A Nonviolent Atonement (At-One-Ment)

Thomas Aquinas and the Dominicans agreed with the mainline position that some kind of debt had to be paid for human salvation. Many scriptures and the Jewish temple metaphors of sacrifice, price, propitiation, debt, and atonement do give this impression. But Franciscan teacher, Blessed John Duns Scotus (c. 1266-1308), who founded the theological chair at Oxford, said that Jesus wasn’t solving any problems by coming to earth and dying. Jesus wasn’t changing God’s mind about us; rather, Jesus was changing our minds about God. That, in a word, was our nonviolent at-one-ment theory. God did not need Jesus to die on the cross to decide to love humanity. God’s love was infinite from the first moment of creation; the cross was just Love’s dramatic portrayal in space and time.

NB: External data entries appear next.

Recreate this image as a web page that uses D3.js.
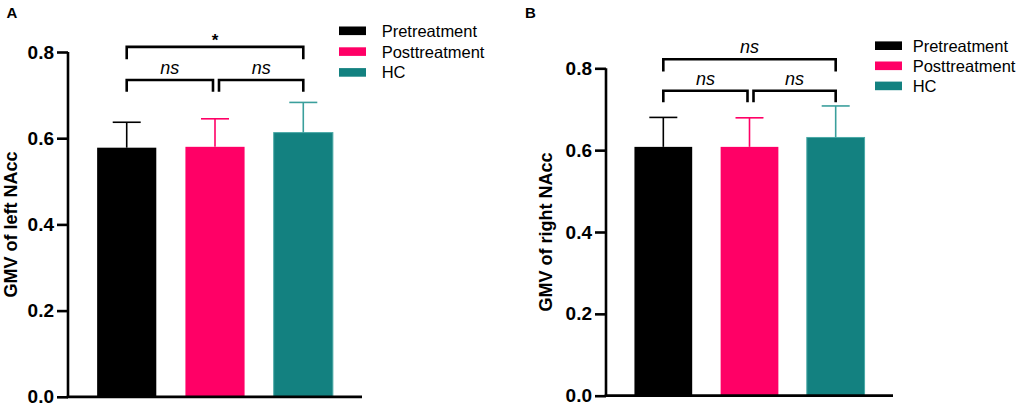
<!DOCTYPE html>
<html>
<head>
<meta charset="utf-8">
<script src="https://cdn.jsdelivr.net/npm/d3@7"></script>
<style>
  body { margin: 0; background: #fff; }
  svg { display: block; font-family: "Liberation Sans", Arial, sans-serif; }
</style>
</head>
<body>
<div id="chart"></div>
<script>
// groups and values
const groups = ["Pretreatment", "Posttreatment", "HC"];
const colors = ["#000000", "#ff0066", "#138180"];
const errColors = ["#000000", "#ff0066", "#3a9f9c"];
const yTicks = [0.0, 0.2, 0.4, 0.6, 0.8];

const leftMeans = [0.578, 0.580, 0.613];
const leftUpper = [0.637, 0.645, 0.683];
const rightMeans = [0.608, 0.608, 0.631];
const rightUpper = [0.680, 0.679, 0.708];

// comparisons: [from, to, bracket level, tick end level, label]
const leftComps = [
    [0, 2, 0.812, 0.783, "*"],
    [0, 1, 0.735, 0.708, "ns"],
    [1, 2, 0.735, 0.708, "ns"]
];
const rightComps = [
    [0, 2, 0.822, 0.792, "ns"],
    [0, 1, 0.745, 0.717, "ns"],
    [1, 2, 0.745, 0.717, "ns"]
];

const width = 1021, height = 409;

const svg = d3.select("#chart").append("svg")
    .attr("width", width)
    .attr("height", height);

function drawPanel(p) {
    const g = svg.append("g");

    const x = d3.scaleBand()
        .domain(groups)
        .range([p.x0, p.x1])
        .paddingInner(0.33)
        .paddingOuter(0.33);

    const y = d3.scaleLinear()
        .domain([0, 0.8])
        .range([p.y0, p.y1]);

    // panel letter
    g.append("text")
        .attr("x", p.letterX)
        .attr("y", 18.3)
        .style("font-size", "15px")
        .style("font-weight", "bold")
        .text(p.letter);

    // bars
    g.selectAll("rect.bar")
        .data(groups)
        .join("rect")
        .attr("class", "bar")
        .attr("x", d => x(d))
        .attr("width", x.bandwidth())
        .attr("y", (d, i) => y(p.means[i]))
        .attr("height", (d, i) => y(0) - y(p.means[i]))
        .attr("fill", (d, i) => colors[i])
        .attr("stroke", (d, i) => i == 2 ? "#4aa9a6" : "none")
        .attr("stroke-width", 1);

    // error bars (upper only)
    const cap = 14;
    groups.forEach((d, i) => {
        const cx = x(d) + x.bandwidth() / 2;
        g.append("line")
            .attr("x1", cx).attr("x2", cx)
            .attr("y1", y(p.means[i])).attr("y2", y(p.upper[i]))
            .attr("stroke", errColors[i])
            .attr("stroke-width", 1.6);
        g.append("line")
            .attr("x1", cx - cap).attr("x2", cx + cap)
            .attr("y1", y(p.upper[i])).attr("y2", y(p.upper[i]))
            .attr("stroke", errColors[i])
            .attr("stroke-width", 1.6);
    });

    // axes
    const yAxis = g.append("g")
        .attr("transform", `translate(${p.x0},0)`)
        .call(d3.axisLeft(y).tickValues(yTicks).tickFormat(d3.format(".1f")).tickSize(11).tickPadding(3));
    yAxis.select(".domain").attr("stroke-width", 2.6).attr("d", `M0,${y(0) + 1.3}V${y(0.8)}`);
    yAxis.selectAll(".tick line").attr("stroke-width", 2.6);
    yAxis.selectAll(".tick text")
        .style("font-size", "19px")
        .style("font-weight", "bold")
        .style("font-family", "'Liberation Sans', Arial, sans-serif")
        .attr("fill", "#000");

    g.append("line")
        .attr("x1", p.x0 - 1.3).attr("x2", p.x1)
        .attr("y1", y(0)).attr("y2", y(0))
        .attr("stroke", "#000")
        .attr("stroke-width", 2.8);

    // y label
    g.append("text")
        .attr("transform", `translate(${p.labelX},${(y(0) + y(0.8)) / 2}) rotate(-90)`)
        .attr("text-anchor", "middle")
        .style("font-size", "18px")
        .style("font-weight", "bold")
        .text(p.ylabel);

    // significance brackets
    p.comps.forEach(c => {
        let xa = x(groups[c[0]]) + x.bandwidth() / 2;
        let xb = x(groups[c[1]]) + x.bandwidth() / 2;
        if (c[1] - c[0] == 1) {
            if (c[1] == 1) xb -= 2;
            if (c[0] == 1) xa += 4;
        }
        g.append("path")
            .attr("d", `M${xa},${y(c[3])}V${y(c[2])}H${xb}V${y(c[3])}`)
            .attr("fill", "none")
            .attr("stroke", "#000")
            .attr("stroke-width", 2.6);
        const isStar = c[4] == "*";
        g.append("text")
            .attr("x", (xa + xb) / 2)
            .attr("y", y(c[2]) - (isStar ? 1 : 6))
            .attr("text-anchor", "middle")
            .style("font-size", isStar ? "17px" : "18px")
            .style("font-style", isStar ? "normal" : "italic")
            .style("font-weight", isStar ? "bold" : "normal")
            .text(c[4]);
    });

    // legend
    const legend = g.append("g")
        .attr("transform", `translate(${p.legX},${p.legY})`);
    groups.forEach((d, i) => {
        const row = legend.append("g")
            .attr("transform", `translate(0,${i * p.legStep})`);
        row.append("rect")
            .attr("x", 0).attr("y", -4.3)
            .attr("width", 27).attr("height", 8.6)
            .attr("fill", colors[i]);
        row.append("text")
            .attr("x", p.legText)
            .attr("y", 6)
            .style("font-size", "16.5px")
            .text(d);
    });
}

drawPanel({
    letter: "A", letterX: 6.5,
    x0: 68, x1: 362, y0: 396.8, y1: 52,
    means: leftMeans, upper: leftUpper, comps: leftComps,
    ylabel: "GMV of left NAcc", labelX: 17,
    legX: 339, legY: 30.8, legStep: 20.8, legText: 42.7
});

drawPanel({
    letter: "B", letterX: 525,
    x0: 606, x1: 893, y0: 395.7, y1: 68.3,
    means: rightMeans, upper: rightUpper, comps: rightComps,
    ylabel: "GMV of right NAcc", labelX: 552,
    legX: 875, legY: 45.7, legStep: 20.1, legText: 37.7
});
</script>
</body>
</html>
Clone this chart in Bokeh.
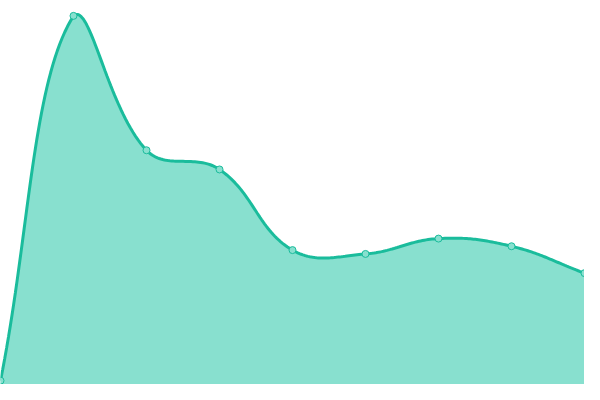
from bokeh.plotting import figure
from bokeh.models import Range1d
from bokeh.embed import file_html
from bokeh.resources import INLINE

# chart values (x = sample index, y on a 0-100 scale)
steps = [0, 1, 2, 3, 4, 5, 6, 7, 8]
values = [1, 96, 61, 56, 35, 34, 38, 36, 29]

W = 584
H = 384
X_MAX = 8
Y_MAX = 100
TENSION = 0.4

line_color = "#1abc9c"
fill_color = "#88e0cf"


def to_px(x, y):
	return x / X_MAX * W, H - y / Y_MAX * H


def to_data(px, py):
	return px / W * X_MAX, (H - py) / H * Y_MAX


def smooth(xs, ys, n=40):
	# cardinal style spline worked out in screen space, like the original renderer
	pts = [to_px(x, y) for x, y in zip(xs, ys)]
	ctrl = []
	for i in range(len(pts)):
		prev = pts[i - 1] if i > 0 else pts[i]
		cur = pts[i]
		nxt = pts[i + 1] if i < len(pts) - 1 else pts[i]
		d01 = ((cur[0] - prev[0]) ** 2 + (cur[1] - prev[1]) ** 2) ** 0.5
		d12 = ((nxt[0] - cur[0]) ** 2 + (nxt[1] - cur[1]) ** 2) ** 0.5
		s01 = d01 / (d01 + d12) if d01 + d12 else 0
		s12 = d12 / (d01 + d12) if d01 + d12 else 0
		fa = TENSION * s01
		fb = TENSION * s12
		cp_in = [cur[0] - fa * (nxt[0] - prev[0]), cur[1] - fa * (nxt[1] - prev[1])]
		cp_out = [cur[0] + fb * (nxt[0] - prev[0]), cur[1] + fb * (nxt[1] - prev[1])]
		for c in (cp_in, cp_out):
			c[0] = min(max(c[0], 0), W)
			c[1] = min(max(c[1], 0), H)
		ctrl.append((cp_in, cp_out))
	out_x, out_y = [], []
	for i in range(len(pts) - 1):
		p0 = pts[i]
		p1 = ctrl[i][1]
		p2 = ctrl[i + 1][0]
		p3 = pts[i + 1]
		for k in range(n + 1):
			if i > 0 and k == 0:
				continue
			t = k / n
			a = (1 - t) ** 3
			b = 3 * (1 - t) ** 2 * t
			c = 3 * (1 - t) * t ** 2
			d = t ** 3
			px = a * p0[0] + b * p1[0] + c * p2[0] + d * p3[0]
			py = a * p0[1] + b * p1[1] + c * p2[1] + d * p3[1]
			dx, dy = to_data(px, py)
			out_x.append(dx)
			out_y.append(dy)
	return out_x, out_y


cx, cy = smooth(steps, values)

p = figure(width=W, height=H, x_range=Range1d(0, X_MAX), y_range=Range1d(0, Y_MAX),
	output_backend="svg", toolbar_location=None, min_border=0)
p.axis.visible = False
p.grid.visible = False
p.outline_line_color = None
p.background_fill_color = "white"

p.patch(cx + [cx[-1], cx[0]], cy + [0, 0], fill_color=fill_color, line_color=None)
p.line(cx, cy, line_color=line_color, line_width=3)
p.scatter(steps, values, size=7, fill_color=fill_color, line_color=line_color, line_width=1)

open("out.html", "w").write(file_html(p, INLINE))
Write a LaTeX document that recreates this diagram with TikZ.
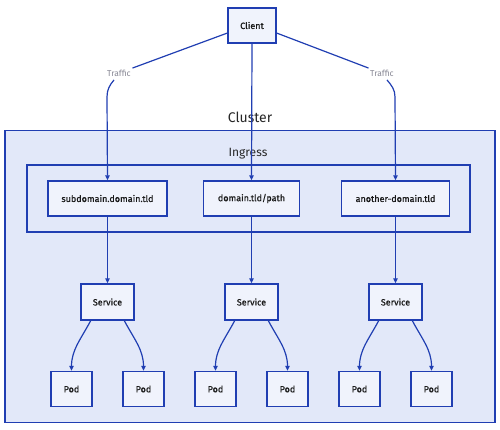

The image of the cross was to change humanity, not a necessary transaction to change God—as if God needed changing! Scotus concluded that Jesus’ death was not a “penal substitution” but a divine epiphany for all to see. Jesus was pure gift, and the idea of gift is much more transformative than any idea of necessity, price, or transaction.It shows that God is not violent, but loving.

Duns Scotus firmly believed that God’s perfect freedom had to be maintained at all costs. If God “needed” or demanded a blood sacrifice to love God’s own creation, then God was not freely loving us.

.. Jesus was not changing the Father’s mind about us; he was changing our mind about God—and thus about one another too. If God and Jesus are not violent, punishing, torturing, or vindictive, then our excuse for the same is forever taken away from us. This is no small point! And, of course, if God is punitive and torturing, then we have full modeling and permission to do the same.